— Dataset records —
>>>>>

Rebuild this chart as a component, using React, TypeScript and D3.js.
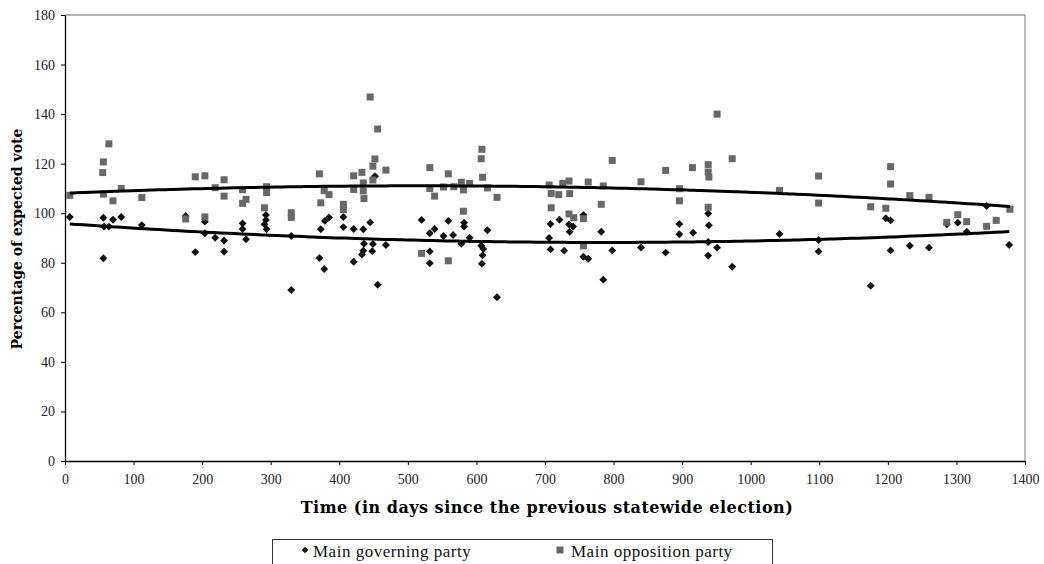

<<<<<
>>>>>

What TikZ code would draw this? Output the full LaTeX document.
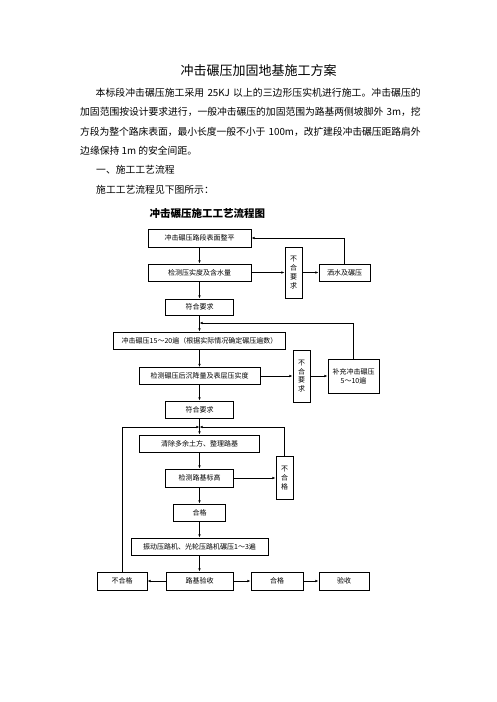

<<<<<
>>>>>

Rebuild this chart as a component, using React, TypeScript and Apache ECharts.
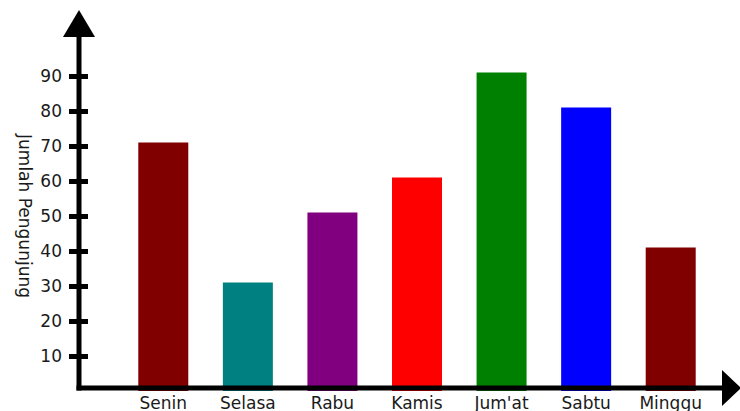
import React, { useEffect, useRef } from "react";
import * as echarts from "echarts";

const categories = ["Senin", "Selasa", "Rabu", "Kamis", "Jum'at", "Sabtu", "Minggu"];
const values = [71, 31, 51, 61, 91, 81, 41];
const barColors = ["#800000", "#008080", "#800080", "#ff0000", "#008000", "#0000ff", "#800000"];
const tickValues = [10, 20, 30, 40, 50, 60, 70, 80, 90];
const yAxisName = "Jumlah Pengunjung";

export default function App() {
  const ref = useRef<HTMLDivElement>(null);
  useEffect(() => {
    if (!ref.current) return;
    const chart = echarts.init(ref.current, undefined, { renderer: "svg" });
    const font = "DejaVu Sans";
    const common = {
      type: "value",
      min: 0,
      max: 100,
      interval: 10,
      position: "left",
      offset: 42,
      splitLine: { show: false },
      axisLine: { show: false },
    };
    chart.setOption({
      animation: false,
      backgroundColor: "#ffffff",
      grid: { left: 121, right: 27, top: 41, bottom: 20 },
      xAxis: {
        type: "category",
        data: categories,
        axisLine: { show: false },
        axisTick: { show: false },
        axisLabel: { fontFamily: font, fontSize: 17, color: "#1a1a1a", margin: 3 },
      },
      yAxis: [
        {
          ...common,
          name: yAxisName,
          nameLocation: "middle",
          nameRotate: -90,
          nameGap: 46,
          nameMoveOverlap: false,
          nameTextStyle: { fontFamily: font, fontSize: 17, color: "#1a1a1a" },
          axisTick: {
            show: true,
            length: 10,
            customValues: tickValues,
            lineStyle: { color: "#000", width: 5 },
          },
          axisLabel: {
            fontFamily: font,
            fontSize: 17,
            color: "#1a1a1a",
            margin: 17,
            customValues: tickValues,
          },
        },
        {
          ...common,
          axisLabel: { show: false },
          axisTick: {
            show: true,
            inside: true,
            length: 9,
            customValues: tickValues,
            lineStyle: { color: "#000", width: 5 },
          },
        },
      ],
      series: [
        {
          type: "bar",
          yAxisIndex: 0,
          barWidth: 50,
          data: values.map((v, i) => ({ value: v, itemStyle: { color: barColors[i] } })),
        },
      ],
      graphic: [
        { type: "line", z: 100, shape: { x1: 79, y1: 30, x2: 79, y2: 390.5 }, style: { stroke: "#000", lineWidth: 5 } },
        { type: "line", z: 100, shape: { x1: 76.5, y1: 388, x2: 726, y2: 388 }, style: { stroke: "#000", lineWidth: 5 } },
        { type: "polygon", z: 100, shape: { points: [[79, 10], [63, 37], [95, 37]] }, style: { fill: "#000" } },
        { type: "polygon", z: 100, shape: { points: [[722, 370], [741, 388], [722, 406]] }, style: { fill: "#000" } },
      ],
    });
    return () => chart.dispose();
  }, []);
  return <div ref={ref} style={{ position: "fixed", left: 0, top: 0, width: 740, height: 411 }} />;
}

<<<<<

— Exercise directions —
Return every line of the preceding records in which the word "this" appears.

— Result below —
Rebuild this chart as a component, using React, TypeScript and D3.js.
What TikZ code would draw this? Output the full LaTeX document.
Rebuild this chart as a component, using React, TypeScript and Apache ECharts.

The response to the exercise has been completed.